La parabola di Berlusconi è al termine, come ogni cosa tutto finisce. Quello visto sul palco a Bologna, nella manifestazione insieme a Matteo Salvini e Giorgia Meloni, è un Silvio Berlusconi stanco, invecchiato nonostante il cerone e la tinta ai capelli, costretto a scaldare il pubblico come fanno i gruppi spalla ai concerti delle rock star. Il suo essere subalterno a Salvini è un dato di fatto, soltanto un convergere con la destra populista della Lega e di Fratelli d’Italia può dare una boccata d’ossigeno a una Forza Italia in disfacimento. Costretto a rinnegare l’appartenenza ai valori moderati propri del Partito Popolare Europeo, anche se in fondo l’appartenenza a quell’area era soltanto nominale. Stavolta non ci sono spazi di manovra: o la destra populista o l’estinzione. Matteo Salvini ha quindi ereditato lo scettro di leader della destra, o almeno di quello che ne rimane, cioè nostalgici del ventennio a cui piace “l’uomo forte” e anche un po’ la frusta, rigorosamente sulla propria schiena. Basta vedere quanti saluti romani c’erano a Bologna.
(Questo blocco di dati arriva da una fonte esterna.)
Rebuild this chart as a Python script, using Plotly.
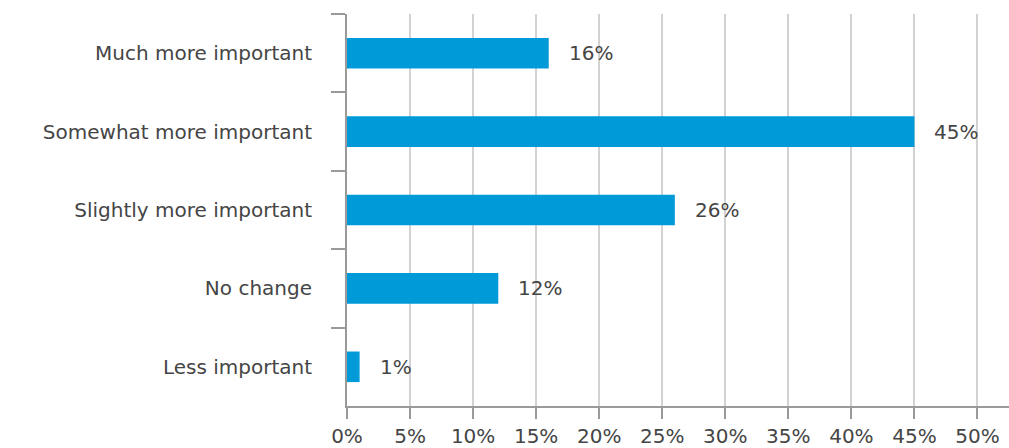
import plotly.graph_objects as go

categories = ["Much more important", "Somewhat more important", "Slightly more important",
              "No change", "Less important"]
values = [16, 45, 26, 12, 1]
tick_values = [0, 5, 10, 15, 20, 25, 30, 35, 40, 45, 50]
tick_labels = [f"{t}%" for t in tick_values]

FONT = "DejaVu Sans"
TEXT = "#454545"
AXIS = "#9a9a9a"
GRID = "#d2d2d2"
BAR = "#009ad9"
SIZE = 20

fig = go.Figure()
fig.add_trace(go.Bar(
    x=values, y=categories, orientation="h",
    marker=dict(color=BAR, line=dict(width=0)),
    hoverinfo="skip",
))

for v, c in zip(values, categories):
    fig.add_annotation(x=v, y=c, text=f"{v}%", showarrow=False,
                       xanchor="left", yanchor="middle", xshift=18,
                       font=dict(family=FONT, size=SIZE, color=TEXT))

fig.update_layout(
    width=1009, height=448,
    margin=dict(l=347, r=0, t=14, b=36),
    paper_bgcolor="white", plot_bgcolor="white",
    bargap=0.61,
    showlegend=False,
    font=dict(family=FONT, size=SIZE, color=TEXT),
)
fig.update_xaxes(
    range=[0, 52.5], tickvals=tick_values, ticktext=tick_labels,
    showgrid=True, gridcolor=GRID, gridwidth=2,
    zeroline=False,
    showline=True, linecolor=AXIS, linewidth=2,
    ticks="outside", ticklen=11, tickcolor=AXIS, tickwidth=2,
    tickfont=dict(family=FONT, size=SIZE, color=TEXT),
    fixedrange=True,
)
fig.update_yaxes(
    categoryorder="array", categoryarray=categories,
    range=[4.5, -0.5],
    showgrid=False, zeroline=False,
    showline=True, linecolor=AXIS, linewidth=2,
    ticks="outside", tickson="boundaries", ticklen=14, tickcolor=AXIS, tickwidth=2,
    ticklabelstandoff=29,
    tickfont=dict(family=FONT, size=SIZE, color=TEXT),
    fixedrange=True,
)

fig.write_html("out.html", config={"displayModeBar": False})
Di destra moderata, come in ogni Paese europeo, qui in Italia non se ne vede, a meno che non si guardi all’attuale Governo, e non mi riferisco ad Alfano e il suo gruppo di fuoriusciti alla deriva. Il vero erede di Silvio è l’altro Matteo, quello al Governo. Senza cadere nella retorica del “Renzi è di destra”, Berlusconi si è visto realizzare buona parte delle riforme che ha millantato per anni: Abolizione art. 18, nuova Legge elettorale, abolizione bicameralismo perfetto, riforma rapporto Stato – Regioni, abolizione Province. Tutte cose che il Matteo fiorentino ha fatto e che il Matteo padano non ha mai argomentato, troppo impegnato alla guida della ruspa perché sa bene che in Italia ci sono molti trattoristi.
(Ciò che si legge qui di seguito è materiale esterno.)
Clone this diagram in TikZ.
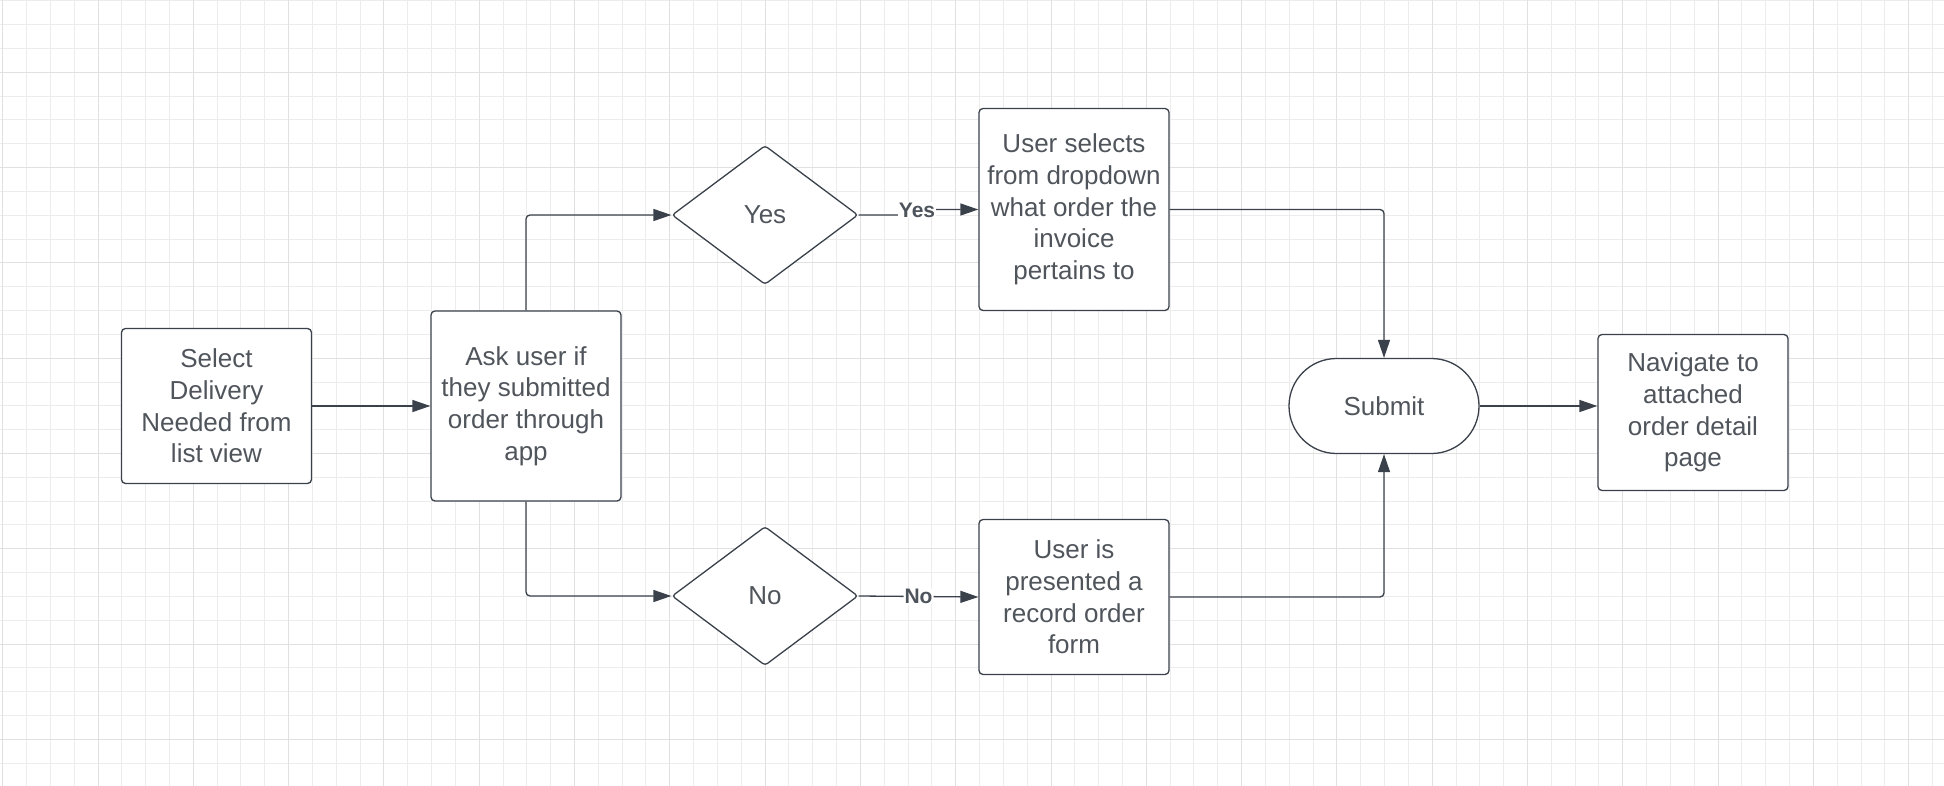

Due retoriche a confronto: Gufi e Trattoristi, in mezzo un’Italia con una crescita lenta e un livello di disoccupazione secondo solo a Spagna e Grecia. Due narrazioni a confronto, tra paura e ottimismo, entrambe estremizzate per fini propagandistici e lontane dalla realtà a tal punto da esasperare gli animi. Tra tutto questo, Silvio l’ottimista, quello che “la crisi è uno stato mentale”, ha scelto la ruspa. Perché la sua retorica è stata rubata dall’ex Sindaco di Firenze, che l’ha fatta sua a tal punto da costringerlo a ripiegare su un più semplice e popolare “liberiamoci e ripartiamo”.